Although youth is idealized as the most beautiful time of your life, society barely allows the time to enjoy it to that extent. We avoid the uncertainty that might lead to failure by following expectations: The world makes us race towards one, two, or even more degrees, while young workers are facing increasing rates of burnout.

If you don’t know what to do with your life, especially during the age of uncertainty, you mostly choose the roads most traveled. Making your own way is already hard, as young people are certainly anything but unshackled; from school to family and laws, it might be the most surveillanced time of life. As much freedom there is for youths, they are just as much caged in by rules, pressure, and authority figures. Do young people even get to properly experience that stage in their life anymore?

 

Our Inner Child

There is much to be said and speculated about youth, but one thing that should ring true, is that your experiences as a child influences your character and inner world immensely, forming the person you become in your adult years.

In psychotherapy, the concept of the inner child that originated from Carl Jung’s child archetype further establishes that our beginning years are what fundamentally shape us. For example, German psychologist Stefanie Stahl wrote in her book The Child In You that the kind of love and care you receive from your parents determine what we understand is required to receive love, shaping our self-worth. If we feel loved as a child, we feel worthy of the love. If we receive enough freedom to be ourselves, we will be free to do so.

Should we not receive enough love or freedom, it might make us adapt our behavior, becoming dependent on others, diluting our true selves to reach the love we yearn for. Which lowers our self-worth and self-esteem. Something necessary in such a crucial phase of life, when people have dreams, ambitions, great ideas about the future and the freedom to express them, to fantasize without compromise, to fail and get up again – all things that, without self-worth, young people will be less likely to do so. And mental resilience in a changing world is likely the most important aid to build when growing up, according to historian Yuval Noah Harari.

 

Believing in oneself for change

When being young means both following rules and breaking free of them, it’s bound to be confusing. It’s important that young people are taught to believe in themselves and given enough trust that they can do what they sought to achieve. After all, it is the easiest time in life to accept change. We shouldn’t allow the youth to be commodified or disqualified, and we most certainly shall not think that only the young can be fallible.

In a 1980 study, Australian youths were surveyed about their outlook on life, and most of them were positive, which was a paradox for the researchers. The labor market was less promising than in the years before, and statistics showed that it was unlikely to gain full-time employment after finishing education. Why would they be so optimistic?

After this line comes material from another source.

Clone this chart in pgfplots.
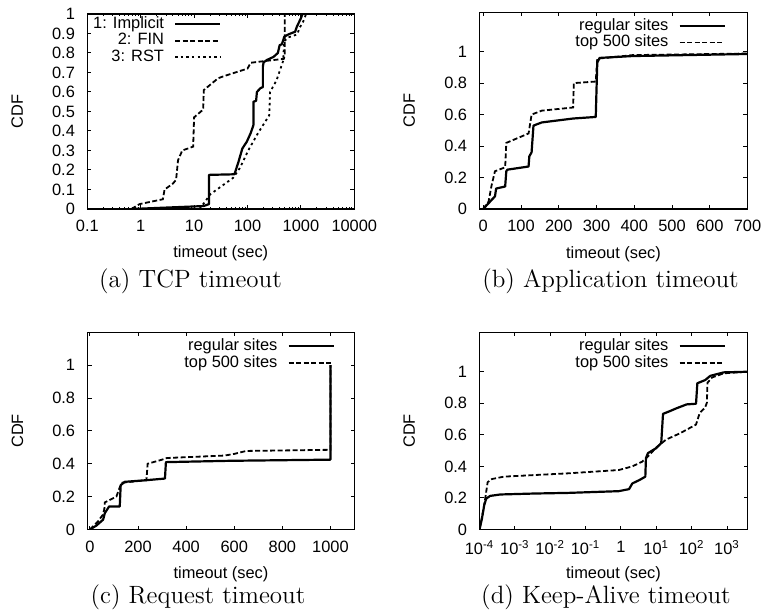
\documentclass[border=0pt]{standalone}
\usepackage{fontspec}
\usepackage{pgfplots}
\pgfplotsset{compat=1.18}
\newfontfamily\helv{Liberation Sans}
\newcommand\sff{\helv\fontsize{8.2}{9.8}\selectfont}
\newcommand\capfont{\normalfont\fontsize{12.5}{15}\selectfont}

\pgfplotsset{
  cdfax/.style={
    scale only axis, anchor=south west,
    clip mode=individual,
    axis line style={line width=0.6pt},
    every tick/.style={black, line width=0.5pt},
    major tick length=2pt, minor tick length=1.2pt,
    tick align=inside,
    tick label style={inner sep=0pt, font=\sff},
    label style={font=\sff},
    /pgf/number format/assume math mode=true,
    /pgf/number format/1000 sep={},
    xticklabel shift=5.5pt, yticklabel shift=6pt,
    ylabel={CDF}, xlabel={timeout (sec)},
    ylabel style={at={(axis description cs:-0.262,0.5)}, anchor=center},
    xlabel style={at={(axis description cs:0.5,-0.228)}, anchor=center},
    ymin=0,
    legend style={draw=none, fill=none, inner sep=0pt, anchor=north east,
      font=\sff, column sep=5pt,
      nodes={inner sep=0pt, text height=6.3pt, text depth=2pt}},
    legend plot pos=right, legend cell align=right,
    legend image code/.code={\draw[##1] (0pt,0pt) -- (22.5pt,0pt);},
  },
  solidln/.style={black, line width=1.1pt, line join=round},
  dashln/.style={black, line width=0.9pt, dash pattern=on 2.5pt off 1.25pt},
  dotln/.style={black, line width=0.9pt, dash pattern=on 1.2pt off 1.6pt},
}

\begin{document}
\begin{tikzpicture}
\path[use as bounding box] (0,0) rectangle (383pt,308pt);

% (a) TCP timeout
\begin{axis}[cdfax, at={(43.65pt,203.5pt)}, width=133.5pt, height=97.5pt,
  xmode=log, xmin=0.1, xmax=10000, log ticks with fixed point,
  ymax=1, ytick={0,0.1,0.2,0.3,0.4,0.5,0.6,0.7,0.8,0.9,1},
  legend style={at={(axis description cs:0.503,0.993)}},
  legend entries={1: Implicit, 2: FIN, 3: RST}]
\addplot[solidln] coordinates {(0.68,0) (15,0.015) (19,0.025) (19,0.175) (57,0.178)
  (68,0.243) (80,0.31) (97,0.345) (115,0.39) (129,0.43) (129,0.55) (145,0.555)
  (150,0.6) (175,0.62) (194,0.625) (194,0.73) (200,0.752) (230,0.764) (307,0.78)
  (370,0.8) (400,0.84) (440,0.845) (490,0.884) (590,0.896) (780,0.909) (840,0.935)
  (1000,0.978) (1070,1.0)};
\addplot[dashln] coordinates {(0.67,0) (0.95,0.025) (2.6,0.05) (2.8,0.1) (4.0,0.13)
  (4.6,0.15) (5.0,0.25) (6.0,0.30) (9.6,0.32) (10,0.47) (14.8,0.51) (15.2,0.61)
  (28,0.67) (35,0.68) (100,0.72) (115,0.75) (230,0.76) (480,0.77) (500,0.79) (500,1.0)};
\addplot[dotln] coordinates {(12.6,0) (15.8,0.035) (20,0.075) (54,0.16) (72,0.21)
  (103,0.30) (158,0.39) (255,0.48) (265,0.6) (350,0.66) (466,0.76) (485,0.86)
  (578,0.88) (850,0.895) (950,0.93) (1100,0.96) (1250,1.0)};
\end{axis}

% (b) Application timeout
\begin{axis}[cdfax, at={(239.75pt,203.5pt)}, width=134pt, height=98.35pt,
  xmin=-10, xmax=700, xtick={0,100,200,300,400,500,600,700},
  ymax=1.25, ytick={0,0.2,0.4,0.6,0.8,1},
  legend style={at={(axis description cs:0.92,0.975)}},
  legend entries={regular sites, top 500 sites}]
\addplot[solidln] coordinates {(0,0) (9.7,0.026) (18,0.047) (23,0.06) (31,0.08)
  (34,0.13) (58,0.143) (61,0.24) (64,0.25) (120,0.27) (122,0.335) (128,0.36)
  (133,0.53) (155,0.55) (238,0.575) (298,0.585) (302,0.93) (308,0.96) (396,0.972)
  (700,0.985)};
\addplot[dashln] coordinates {(0,0) (14,0.047) (22,0.15) (31,0.24) (58,0.265)
  (61,0.42) (120,0.48) (128,0.6) (155,0.625) (238,0.645) (240,0.80) (298,0.81)
  (302,0.955) (396,0.978) (700,0.988)};
\end{axis}

% (c) Request timeout
\begin{axis}[cdfax, at={(43.75pt,43.25pt)}, width=133.5pt, height=98.6pt,
  xmin=-10, xmax=1100, xtick={0,200,400,600,800,1000},
  ymax=1.2, ytick={0,0.2,0.4,0.6,0.8,1},
  legend style={at={(axis description cs:0.927,0.973)}},
  legend entries={regular sites, top 500 sites}]
\addplot[solidln] coordinates {(0,0) (27,0.024) (55,0.06) (62,0.1) (80,0.14)
  (124,0.14) (128,0.27) (145,0.29) (234,0.30) (312,0.31) (316,0.41) (581,0.418)
  (1000,0.425) (1000,1.0)};
\addplot[dashln] coordinates {(0,0) (34,0.05) (54,0.09) (60,0.125) (62,0.165)
  (110,0.2) (125,0.26) (135,0.285) (235,0.30) (240,0.40) (300,0.425) (320,0.435)
  (560,0.45) (600,0.46) (650,0.478) (1000,0.485) (1000,1.0)};
\end{axis}

% (d) Keep-Alive timeout
\begin{axis}[cdfax, at={(239.75pt,43.25pt)}, width=134pt, height=98.6pt,
  xmode=log, xmin=1e-4, xmax=3800, minor tick length=0pt,
  xtick={1e-4,1e-3,1e-2,1e-1,1,1e1,1e2,1e3},
  xticklabels={10\textsuperscript{-4},10\textsuperscript{-3},10\textsuperscript{-2},
    10\textsuperscript{-1},1,10\textsuperscript{1},10\textsuperscript{2},10\textsuperscript{3}},
  ymax=1.25, ytick={0,0.2,0.4,0.6,0.8,1},
  legend style={at={(axis description cs:0.92,0.973)}},
  legend entries={regular sites, top 500 sites}]
\addplot[solidln] coordinates {(1e-4,0) (1.17e-4,0.068) (1.36e-4,0.154) (1.55e-4,0.196)
  (2.0e-4,0.213) (3.9e-4,0.222) (3.5e-3,0.228) (0.032,0.232) (0.87,0.243) (1.7,0.256)
  (2.1,0.292) (3.3,0.313) (4.9,0.335) (5.1,0.452) (5.8,0.484) (10,0.516) (13.8,0.548)
  (15.5,0.733) (24,0.75) (37,0.768) (72,0.793) (133,0.797) (145,0.927) (240,0.947)
  (337,0.974) (810,0.996) (3800,1.0)};
\addplot[dashln] coordinates {(1e-4,0) (1.25e-4,0.11) (1.45e-4,0.196) (1.7e-4,0.30)
  (2.26e-4,0.32) (4.9e-4,0.335) (3.5e-3,0.345) (0.032,0.356) (0.87,0.377) (2.1,0.40)
  (4.0,0.43) (5.8,0.463) (10,0.52) (19,0.57) (47,0.61) (110,0.655) (133,0.665)
  (170,0.74) (240,0.772) (270,0.804) (280,0.93) (380,0.964) (810,0.99) (3800,1.0)};
\end{axis}

% captions
\node[font=\capfont] at (95.25pt,167.5pt) {(a) TCP timeout};
\node[font=\capfont] at (305.25pt,167.5pt) {(b) Application timeout};
\node[font=\capfont] at (99pt,9.5pt) {(c) Request timeout};
\node[font=\capfont] at (303pt,9.5pt) {(d) Keep-Alive timeout};
\end{tikzpicture}
\end{document}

It turns out that they just did not put as much weight on that as previous generations did. The young respondents had multiple paths to go, and full-time work was only of them. The authors stated that it’s the ongoing challenge for the sociology of youth, and for the whole world really, “to understand how young people are responding to external conditions and changing the meaning of adulthood.”

Maybe in the past, being young meant working hard. But things change, now we believe hard work shouldn’t be done just for the sake of it, compromising everything else, but only for issues you yourself care about. In line with Toni Morrison’s commencement speech, we should mold the future into whatever we want it to be:

Nobody has the exact memory that you have. What is now known is not all what you are capable of knowing. You are your own stories. And therefore, free to imagine an experience, what it means to be […] human without domination over others. Without reckless arrogance, without fear of others unlike you. Without rotating, rehearsing, and reinventing the hatred you learned in the sandbox.“

Youth is important and fragile in many ways. That’s why it’s worth protecting, so we can let the young be young. Beyond the paradoxes of freedom and limitation, of righteousness and ridicule, of idolization and innocence, in the end, it’s only a little part of life.